While I enjoy the stylized moments like the beat switch on “No Bitterness” or Alex seriously singing “I had to put the cocaine in the vaccine” on "Immunity", some of my favorite moments feel like Americana standards. I am genuinely shocked that it took humanity thousands of years to finally produce “Runner”, it sounds like it’s been in the world's collective songbook since the beginning of time. While it certainly draws from the same blue-collar well as greats like Springsteen, it is so uniquely Alex. By this point in his career, he’s really streamlined country twang, emo tuning, rock soloing and avant-garde edge into a style all his own.
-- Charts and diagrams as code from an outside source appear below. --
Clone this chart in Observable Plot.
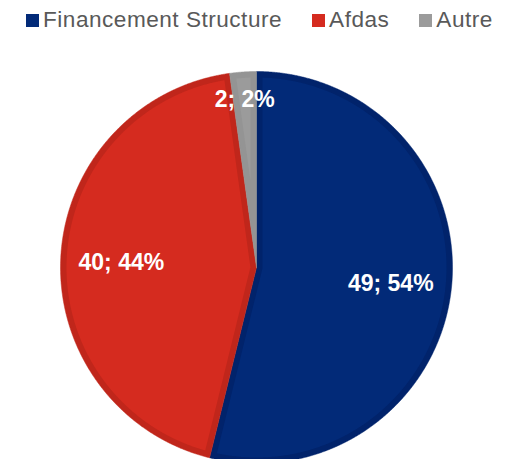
<!DOCTYPE html>
<html>
<head>
<meta charset="utf-8">
<script src="https://cdn.jsdelivr.net/npm/d3@7"></script>
<script src="https://cdn.jsdelivr.net/npm/@observablehq/plot@0.6"></script>
<style>
  html, body { margin: 0; padding: 0; background: #fff; overflow: hidden; }
  body { width: 520px; height: 459px; font-family: "Liberation Sans", Arial, sans-serif; }
  #legend { height: 31px; padding: 9px 0 0 26px; font-size: 22.6px; line-height: 22px; color: #595959; letter-spacing: 0.5px; white-space: nowrap; }
  #legend .item { display: inline-block; margin-right: 30px; }
  #legend .sw { display: inline-block; width: 13px; height: 13px; margin-right: 4px; vertical-align: baseline; }
  #chart svg { display: block; }
</style>
</head>
<body>
<div id="legend"></div>
<div id="chart"></div>
<script>
// ---- data ----
const categories = ["Financement Structure", "Afdas", "Autre"];
const values = [49, 40, 2];
const colors = ["#022a78", "#d52b1f", "#9b9b9b"];
const borderColors = ["#01236b", "#c0261b", "#949494"];

// ---- layout (not data) ----
const W = 520, H = 419;
const R = 196;           // pie radius in px
const cx = 256, cy = 227; // pie center in svg px
const inset = 6;         // darker inner border width
const labelPlacement = [ // radius fraction and angle (deg, clockwise from top); null angle = bisector
  {r: 0.69, angle: null},
  {r: 0.69, angle: 272},
  {r: 0.86, angle: 356}
];

// ---- legend ----
const legend = document.getElementById("legend");
categories.forEach((c, i) => {
  const item = document.createElement("span");
  item.className = "item";
  const sw = document.createElement("span");
  sw.className = "sw";
  sw.style.background = colors[i];
  item.appendChild(sw);
  item.appendChild(document.createTextNode(c));
  legend.appendChild(item);
});

// ---- pie geometry from data ----
const arcs = d3.pie().sort(null).value(d => d)(values);
const total = d3.sum(values);
const pt = (a, rho) => ({x: rho * Math.sin(a), y: rho * Math.cos(a)});
const arcPts = (a0, a1, rho) => {
  const n = Math.max(2, Math.ceil(Math.abs(a1 - a0) / (Math.PI / 720)));
  return d3.range(n + 1).map(k => pt(a0 + (a1 - a0) * k / n, rho));
};

const outer = [], inner = [];
arcs.forEach((a, i) => {
  const a0 = a.startAngle, a1 = a.endAngle, D = a1 - a0;
  // full slice (border colour)
  [{x: 0, y: 0}, ...arcPts(a0, a1, R), {x: 0, y: 0}]
    .forEach(p => outer.push({...p, k: i, fill: borderColors[i]}));
  // inset slice (main colour)
  const Rp = R - inset, d = Math.asin(inset / Rp);
  let poly;
  if (D < Math.PI) {
    const apex = pt((a0 + a1) / 2, inset / Math.sin(D / 2));
    poly = [apex, ...arcPts(a0 + d, a1 - d, Rp), apex];
  } else {
    poly = [...arcPts(a0 + d, a1 - d, Rp), ...arcPts(a1 - Math.PI / 2, a0 + Math.PI / 2, inset)];
    poly.push(poly[0]);
  }
  poly.forEach(p => inner.push({...p, k: i, fill: colors[i]}));
});

const fmtPct = d3.format(".0%");
const labels = arcs.map((a, i) => {
  const lp = labelPlacement[i];
  const ang = lp.angle == null ? (a.startAngle + a.endAngle) / 2 : lp.angle * Math.PI / 180;
  const p = pt(ang, lp.r * R);
  return {...p, text: `${values[i]}; ${fmtPct(values[i] / total)}`};
});

const chart = Plot.plot({
  width: W,
  height: H,
  margin: 0,
  x: {domain: [-R, R], range: [cx - R, cx + R], axis: null},
  y: {domain: [-R, R], range: [cy + R, cy - R], axis: null},
  color: {type: "identity"},
  style: {background: "#fff", overflow: "visible"},
  marks: [
    Plot.line(outer, {x: "x", y: "y", z: "k", fill: "fill", stroke: "fill", strokeWidth: 0.5, curve: "linear"}),
    Plot.line(inner, {x: "x", y: "y", z: "k", fill: "fill", stroke: null, curve: "linear"}),
    Plot.text(labels, {x: "x", y: "y", text: "text", fill: "#fff", fontSize: 23, fontWeight: "bold",
      fontFamily: "Liberation Sans, Arial, sans-serif"})
  ]
});
document.getElementById("chart").appendChild(chart);
</script>
</body>
</html>
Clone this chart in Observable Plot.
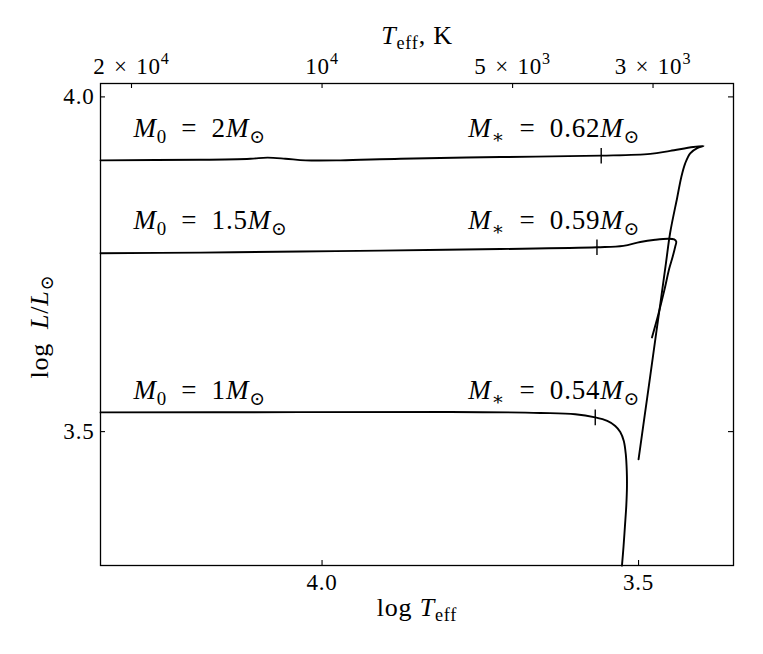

While I enjoyed Rocket from 2017, it felt like he was still in the lab toiling. On God Save The Animals, he is finally having his Homogenic moment, synthesizing all the best aspects of his craft into a concise vision. “Miracles” is another one that should be covered at least a hundred times in the future by country and rock musicians. The fiddles and organ swells fill up the blank space around Alex’s ever-boyish vocals as he confronts his own finite nature and his fears of childbearing. “Some things from my past make me feel powerless” is followed by “Baby I pray for the children and the sinners and the animals, too”; something about this line just makes this record feel whole. Nothing here feels out of place or jarring even for a second, it all flows into each other thematically and musically. It just feels logical, but extremely hard to replicate or find a comparison for it.

Alex G is creating music that you can’t get anywhere else, which should be the number one goal for artists in any respective field. He uses his skills, experience and religious perspective to create an entire world to explore. This is a desert island disc, a record that is great for casual listening but one that will age like fine wine in how applicable to daily life it will become as you grow older with it. Take some time with this, put it on when you’re in different moods and I guarantee you it will become less of a music project and more of a life companion. I haven’t gone deep enough into his discography to really make this statement with certainty, but in the spirit of having faith, I venture to say this is his greatest work yet. Thank you Mr. Giannascoli.